Byers explains how the Junker’s model, led by its creator, fared in evolving a nascent aviation capacity during unstable economic times. The model prioritized research and development using patent revenue as a primary source of income. Doing so enabled small batch production and a reduced dependence on sales for organizational survival (p. 4). The model did not generate the private income needed, forcing Junkers to pursue government funding and subsequently become beholden to government priorities. Unfortunately, he felt the government trended in the wrong direction, placing him in the delicate position of maximizing government funds while pursuing his own agenda. Surprisingly, despite his obstinate nature and retention of reckless subordinates in pivotal positions, Junkers succeeded at this undertaking until the German government lost patience and pressured him into renouncing all claims to his aviation patents. He died shortly after that in 1935 at the age of 75.
Flying Man is a worthy read, but Byers occasionally offers conclusions beyond his research. For example, he concludes that Junkers’s tale demonstrates the erosion of individual power and initiative within the aviation community as technology matured and became a viable instrument for the state (p. 5). Perhaps, but it was Junkers who ran out of funds—forcing his collaboration with the German government to remain solvent. He also proposes that Junkers built the flower bed from which Soviet aviation blossomed (p. 64). Maybe. Byers provides enough evidence to make that assertion plausible, but not proven.

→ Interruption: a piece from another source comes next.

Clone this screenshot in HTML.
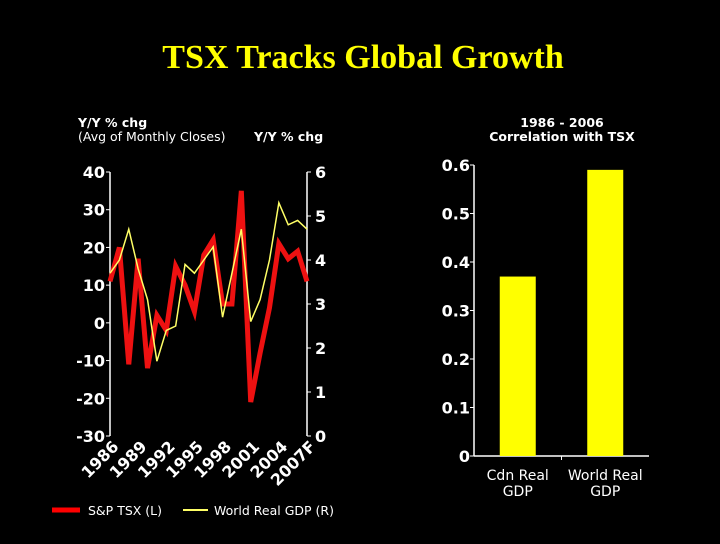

Still, Byers succeeds in authoring a scholarly work that examines Junkers’s life for non-German audiences and showcases his considerable contribution to German aviation development—which clearly did not include equipping the Third Reich with Junkers’s aircraft.
The prospective reader should be aware of two points. First, the work is advertised as a scholarly biography covering the entirety of Junkers’s life—and it does. But Byers spans Junkers’s first 50 years in a mere six pages, with the rest of the volume covering his final 25 years. Second, a “concern” as it relates to Europe, and especially Germany, is a business structure whereby a number of separate plants are subservient to a parent company from an economic—not action-execution—standpoint. Byers uses this denotation for concern often, expecting the reader to seamlessly follow.
This book will suit the aviation enthusiast as it gardens well an area previously only lightly tended. As well, any acquisitions professional, whether a builder or buyer, will have empathy—both favorable and unfavorable—for Junkers and the obstacles through which he maneuvered. Lastly, the balance and tension between private industry innovation and government marshaling of private industry inventions will resonate. Hugo Junkers endured that precarious relationship, helped pave a definitive path for German aviation, and did it while remaining beholden—albeit precariously—to the Junkers model.